Vote people, this is an election of utmost importance. We have many issues along the line, like global warming, economic disaster, and Iraq war management. We can’t leave those stuffs to ignoramuses. This country is already ruled by ignoramuses, we don’t need anymore. So, choose the candidate you think is the best, not for partisanship or whatever. Vote candidates for their stance on issues instead. For example, I choose Obama/Biden because not only do they seem more educated, but other than some exceptions, I agree with many of their policies, while McCain seems to be like the usual Republican that has been dominating this country for 8 years. It’s just that the Republicans these days… seem out of touch. Anyways, I oppose most Republicans because of their issues, not the label or whatever muckraking the yellow journalism does these days. I am sure there are decent Reps somewhere… hidden. Anyways, the point is, McCain is no “maverick.”
As you can see from all of the posts in this blog, I deem science very high in importance, especially because it runs so many parts of our lives. I can see some of your faces: “What, I hate science, what do you mean it is running my life?” Well, without scientific progress, the comfort you are experiencing right now at home wouldn’t be there, and the future of our Earth depends on how much we can do good science to protect it.
So, there are two candidates, Obama and McCain. I already made a post about Obama’s answers, so it is McCain’s turn. He finally answered the questions, and here is the post. He says many of the same things that Obama did, except they are less detailed and filled with just a bit mumbo jumbo non sequiturs. While I agree with some of his stuff, I can’t help but think he is just filling in empty promises. I mean, his records on the environment is not that great, he talks about off shore drilling and stuff, and something about bringing corporations to these issues. But I am happy to know he supports the space program.
Anyways, here is his stance on the all important issue of energy:
Over time, I believe that we must reform our entire energy economy toward a sustainable mix of new and cleaner power sources that meet the multiple shared objective of promoting environmental, economic and national security. One of the prevailing issues of our time and the next presidency will be how to deal with the issues of energy security and sustainability. It is important that we shift to sustainable, clean burning energy sources or advance to technologies that make our more traditional resources cleaner burning.
As President, I will put the country on track to building 45 new reactors by 2030 so that we can meet our growing energy demand and reduce our emissions of greenhouse gases. Nuclear power is a proven, domestic, zero-emission source of energy and it is time to recommit to advancing our use of nuclear energy. The U.S. has not started construction on a new nuclear power plant in over 30 years. Currently, nuclear power provides 20 percent of our overall energy portfolio. Other countries such as China, India and Russia are looking to increase the role of nuclear power in their energy portfolio and the U.S. should not just look to maintain, but increase its own use.

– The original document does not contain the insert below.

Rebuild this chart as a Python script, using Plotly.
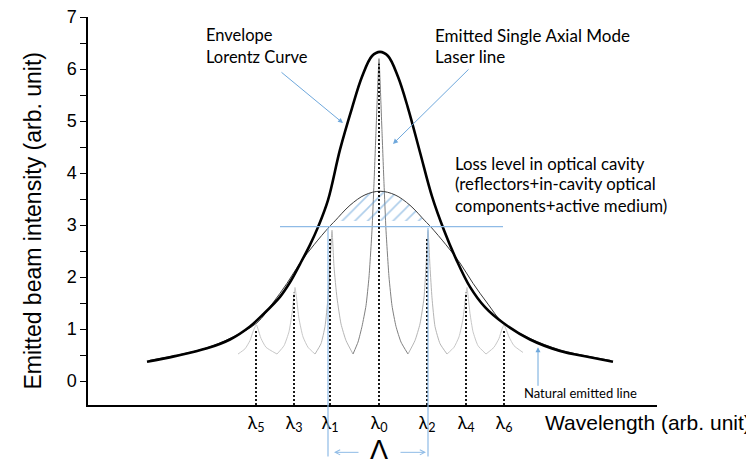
import plotly.graph_objects as go

# ---------------- data ----------------
# x is an arbitrary wavelength scale, y is intensity (arb. unit)
y_ticks = [0, 1, 2, 3, 4, 5, 6, 7]

mode_labels = ["λ<sub>5</sub>", "λ<sub>3</sub>", "λ<sub>1</sub>", "λ<sub>0</sub>",
               "λ<sub>2</sub>", "λ<sub>4</sub>", "λ<sub>6</sub>"]
mode_x = [256, 294, 330, 379, 427, 466, 504]
mode_dot_top = [1.0, 1.7, 2.75, 6.1, 2.75, 1.7, 1.0]

# Envelope Lorentz curve (thick)
env_x = [147, 175, 207, 230, 250, 263, 280, 290, 300, 310, 318, 328, 340, 352, 362, 372,
         380, 388, 398, 408, 420, 432, 444, 456, 470, 485, 503, 530, 560, 590, 613]
env_y = [0.37, 0.48, 0.63, 0.80, 1.05, 1.28, 1.62, 1.90, 2.25, 2.62, 2.96, 3.48, 4.45, 5.25, 5.85, 6.25,
         6.33, 6.25, 5.85, 5.25, 4.40, 3.55, 2.90, 2.35, 1.81, 1.42, 1.12, 0.80, 0.58, 0.46, 0.37]

# Natural emitted line (thin)
nat_x = [150, 180, 207, 230, 257, 272, 287, 300, 314, 329, 335, 350, 365, 380,
         395, 410, 425, 431, 446, 460, 473, 488, 503, 530, 560, 590, 610]
nat_y = [0.40, 0.51, 0.64, 0.82, 1.12, 1.48, 1.88, 2.27, 2.62, 2.96, 3.08, 3.38, 3.58, 3.65,
         3.58, 3.38, 3.08, 2.96, 2.62, 2.27, 1.88, 1.48, 1.12, 0.82, 0.60, 0.47, 0.40]

# Loss level in optical cavity
loss_level = 2.97
loss_x = [280, 503]

# Axial mode lines (cusps)
m5_x = [238, 245, 250, 253, 255, 256.5, 258, 261, 266, 277]
m5_y = [0.52, 0.62, 0.78, 0.95, 1.04, 1.08, 1.00, 0.82, 0.65, 0.52]
m3_x = [277, 284, 289, 292, 294, 295, 296.5, 299, 303, 308, 315]
m3_y = [0.52, 0.68, 0.95, 1.30, 1.65, 1.80, 1.60, 1.20, 0.85, 0.65, 0.52]
m1_x = [315, 321, 325, 328, 330, 332, 334, 337, 341, 346, 353]
m1_y = [0.52, 0.72, 1.05, 1.60, 2.20, 2.90, 2.20, 1.60, 1.10, 0.78, 0.52]
m0_x = [353, 358, 362, 366, 369, 372, 374, 376, 378, 379, 380, 382, 384, 386, 389, 392, 396, 401, 408]
m0_y = [0.52, 0.75, 1.05, 1.45, 2.00, 2.90, 3.80, 4.80, 5.80, 6.20, 5.80, 4.80, 3.80, 2.90, 2.00, 1.45, 1.05, 0.75, 0.52]
m2_x = [408, 415, 420, 424, 426, 428, 430, 432, 435, 440, 447]
m2_y = [0.52, 0.78, 1.10, 1.60, 2.20, 2.90, 2.20, 1.60, 1.05, 0.72, 0.52]
m4_x = [447, 454, 459, 463, 465.5, 467, 468, 470, 473, 478, 486]
m4_y = [0.52, 0.65, 0.85, 1.20, 1.60, 1.80, 1.65, 1.30, 0.95, 0.68, 0.52]
m6_x = [486, 494, 499, 502, 504, 506, 509, 514, 523]
m6_y = [0.52, 0.65, 0.82, 1.00, 1.08, 1.00, 0.85, 0.68, 0.55]

# ---------------- figure ----------------
X_RANGE = [88, 657]
Y_RANGE = [-0.46, 7.0]
BLUE = "#8fbbe6"
ARROW = "#6fa8dc"
TXT_FONT = "Lato"

fig = go.Figure()

light = "#c8c8c8"
for xs, ys, col in [(m5_x, m5_y, light), (m3_x, m3_y, light), (m1_x, m1_y, "#b5b5b5"),
                    (m0_x, m0_y, "#808080"), (m2_x, m2_y, "#b5b5b5"), (m4_x, m4_y, light),
                    (m6_x, m6_y, light)]:
    fig.add_trace(go.Scatter(x=xs, y=ys, mode="lines",
                             line=dict(color=col, width=1, shape="spline", smoothing=0.5)))

# hatched region between natural line and the loss level
hx = [x for x, y in zip(nat_x, nat_y) if y >= loss_level]
hy = [y for y in nat_y if y >= loss_level]
fig.add_trace(go.Scatter(x=hx, y=hy, mode="lines", fill="toself",
                         line=dict(width=0, shape="spline"),
                         fillcolor="rgba(0,0,0,0)",
                         fillpattern=dict(shape="/", fgcolor="#5b9bd5", bgcolor="rgba(0,0,0,0)",
                                          size=9, solidity=0.18)))

fig.add_trace(go.Scatter(x=nat_x, y=nat_y, mode="lines",
                         line=dict(color="#3a3a3a", width=1, shape="spline")))
fig.add_trace(go.Scatter(x=env_x, y=env_y, mode="lines",
                         line=dict(color="black", width=2.6, shape="spline")))

fig.add_trace(go.Scatter(x=loss_x, y=[loss_level, loss_level], mode="lines",
                         line=dict(color=BLUE, width=1.3)))

# dotted mode markers
dx, dy = [], []
for xv, top in zip(mode_x, mode_dot_top):
    dx += [xv, xv, None]
    dy += [Y_RANGE[0], top, None]
fig.add_trace(go.Scatter(x=dx, y=dy, mode="lines",
                         line=dict(color="black", width=1.8, dash="2px,2px")))

ann = []
def text(x, y, s, size=17, font=TXT_FONT, xanchor="left", yref="y", **kw):
    ann.append(dict(x=x, y=y, xref="x", yref=yref, text=s, showarrow=False,
                    xanchor=xanchor, yanchor="middle",
                    font=dict(family=font, size=size, color="black"), **kw))

def arrow(x0, y0, x1, y1, head=2, color=ARROW, width=1, size=1.0):
    ann.append(dict(x=x1, y=y1, ax=x0, ay=y0, xref="x", yref="y", axref="x", ayref="y",
                    text="", showarrow=True, arrowhead=head, arrowsize=size,
                    arrowwidth=width, arrowcolor=color, standoff=0, startstandoff=0))

def harrow_below(x_tail, x_head, ypaper, color=BLUE):
    # horizontal arrow drawn below the plotting area (paper y)
    ann.append(dict(x=x_head, y=ypaper, ax=x_tail, ay=0, xref="x", yref="paper",
                    axref="x", ayref="pixel", text="", showarrow=True, arrowhead=5,
                    arrowsize=1, arrowwidth=1, arrowcolor=color, standoff=0, startstandoff=0))

text(204, 6.66, "Envelope", size=16.5)
text(204, 6.24, "Lorentz Curve", size=16.5)
text(433, 6.64, "Emitted Single Axial Mode")
text(433, 6.24, "Laser line")
text(453, 4.19, "Loss level in optical cavity", size=16.8)
text(453, 3.79, "(reflectors+in-cavity optical", size=16.8)
text(453, 3.37, "components+active medium)", size=16.8)
text(522, -0.23, "Natural emitted line", size=13)

arrow(280, 5.96, 343, 4.96)
arrow(470, 6.02, 393, 4.56)
arrow(538, -0.12, 538, 0.65)

# blue vertical lines framing the mode spacing
arrow(328, loss_level, 328, -1.45, head=0, color=BLUE, width=1.2)
arrow(428, loss_level, 428, -1.45, head=0, color=BLUE, width=1.2)
# spacing arrows and symbol (below the axis, paper coordinates)
harrow_below(360, 334, -0.122)
harrow_below(399, 426, -0.122)
text(379, -0.117, "Λ", size=27, font="Liberation Sans", xanchor="center", yref="paper")

# axis titles
ann.append(dict(x=-0.097, y=0.475, xref="paper", yref="paper", text="Emitted beam intensity (arb. unit)",
                showarrow=False, textangle=-90, xanchor="center", yanchor="middle",
                font=dict(family="Liberation Sans", size=23, color="black")))
ann.append(dict(x=1.0, y=-0.045, xref="paper", yref="paper", text="Wavelength (arb. unit)",
                showarrow=False, xanchor="left", yanchor="middle", xshift=-114,
                font=dict(family="Liberation Sans", size=21, color="black")))

# the page adds an 8 px body margin, so the figure is 8 px smaller and offset
fig.update_layout(
    width=746, height=458,
    margin=dict(l=80, r=97, t=9, b=61),
    paper_bgcolor="white", plot_bgcolor="white",
    showlegend=False, hovermode=False,
    annotations=ann,
    xaxis=dict(range=X_RANGE, showgrid=False, zeroline=False, showline=True,
               linecolor="black", linewidth=2, ticks="",
               tickmode="array", tickvals=mode_x, ticktext=mode_labels,
               tickfont=dict(family=TXT_FONT, size=18, color="black")),
    yaxis=dict(range=Y_RANGE, showgrid=False, zeroline=False, showline=True,
               linecolor="black", linewidth=1.5, ticks="outside", ticklen=6, tickwidth=1,
               tickcolor="black", tickmode="array", tickvals=y_ticks, automargin=False,
               ticklabeloverflow="allow",
               minor=dict(ticks="outside", ticklen=6, tickwidth=1, tickcolor="black", dtick=0.5),
               tickfont=dict(family="Liberation Sans", size=18, color="black")),
)

fig.write_html("out.html")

In the progress of other alternative energy sources — such as wind, solar, geothermal, tide, and hydroelectric –government must be an ally but not an arbiter. In less than a generation, wind power alone could account for a fifth or more of all our electricity. And just in recent memory, solar energy has gone from a novelty to a fast-growing industry. I’ve voted against the current patchwork of tax credits for renewable power because they were temporary, and often the result of who had the best lobbyist instead of who had the best ideas. But the objective itself was right and urgent. And when I’m signing laws, instead of casting one of a hundred votes, I intend to see that objective better served. We will reform this effort so that it is fair, rational, and permanent, letting the market decide which ideas can move us toward clean and renewable energy.
I will also commit the federal government to a prosperous clean technology agenda and to becoming the world leader in green technologies. Americans have always been the world’s leaders in innovation, and it’s time for our economy to adapt and take an active role in the new green international economy.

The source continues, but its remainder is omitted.